The Gates of Justice, a jazz cantata that musically linked the Old Testament with the speeches of Martin Luther King, Jr., also debuted in 1969. A Fugal Fanfare, commissioned by the Cincinnati Symphony on its seventy-fifth anniversary, was first performed 27 January 1970. Brubeck dedicated Truth Is Fallen, scored for orchestra, chorus, and rock band, to the students killed at Kent State and Jackson State universities in 1970. In the 1970s and 1980s Brubeck was back on the road, performing and recording his classical and jazz pieces with a new group. Four of his children often joined the tour: Darius on electronic keyboard, Chris on electric bass and trombone, Danny on drums, and Matthew on cello.

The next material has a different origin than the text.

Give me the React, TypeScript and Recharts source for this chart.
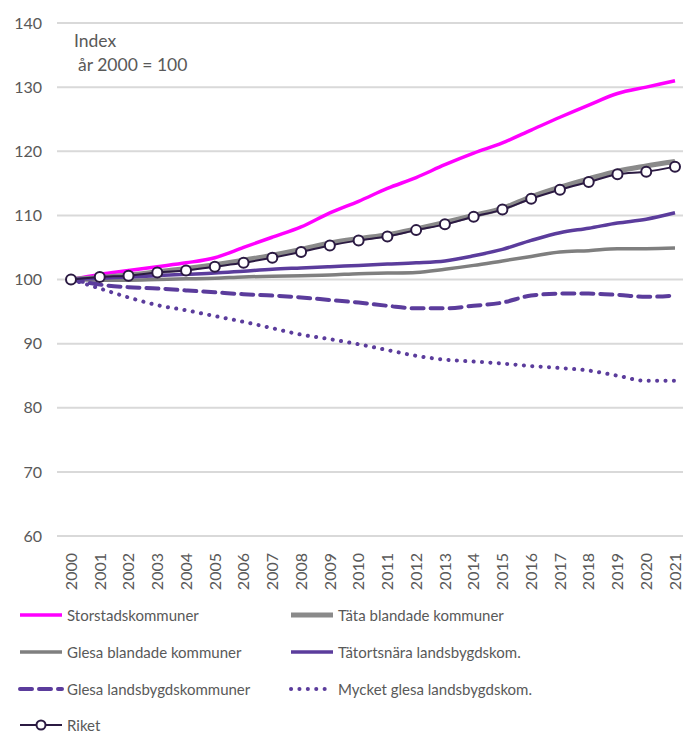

Brubeck produced more than 500 jazz and classical pieces, entertained seven U.S. presidents, and played for Pope John Paul II. Brubeck's status as a national treasure was confirmed in 1994 when he was awarded the National Medal of Arts. By then he had helped build a worldwide following for jazz. Brubeck found his sixty-year climb to the jazz heights an exercise in surprising self-discovery. "In jazz you perform as you compose," he told an interviewer; this made the music "a place to go beyond myself." In moments of inspiration, "I'm the happiest guy in the world," he said, because "when it's all working there's nothing better in this world."

Many of Brubeck's manuscripts and photographs, along with his correspondence, both business and personal, are held in the Dave Brubeck Institute for Jazz Studies at the University of the Pacific, Stockton, California. A biography is Fred M. Hall, It's About Time: The Dave Brubeck Story (1996), which includes a discography through the summer of 1997. Brubeck's contribution to easing cold war tensions is analyzed in Ilse Storb and Klaus-Gotthard Fischer, Dave Brubeck: Improvisations and Compositions, The Idea of Cultural Exchange (1994). Brubeck discusses his life and art with Leonard Lyons in The Great Pianists: Speaking of Their Lives and Music (1983), and with Hedrick Smith in Redis-covering Dave Brubeck, produced by South Carolina Educational Television in 2001 and aired on the Public Broadcasting System.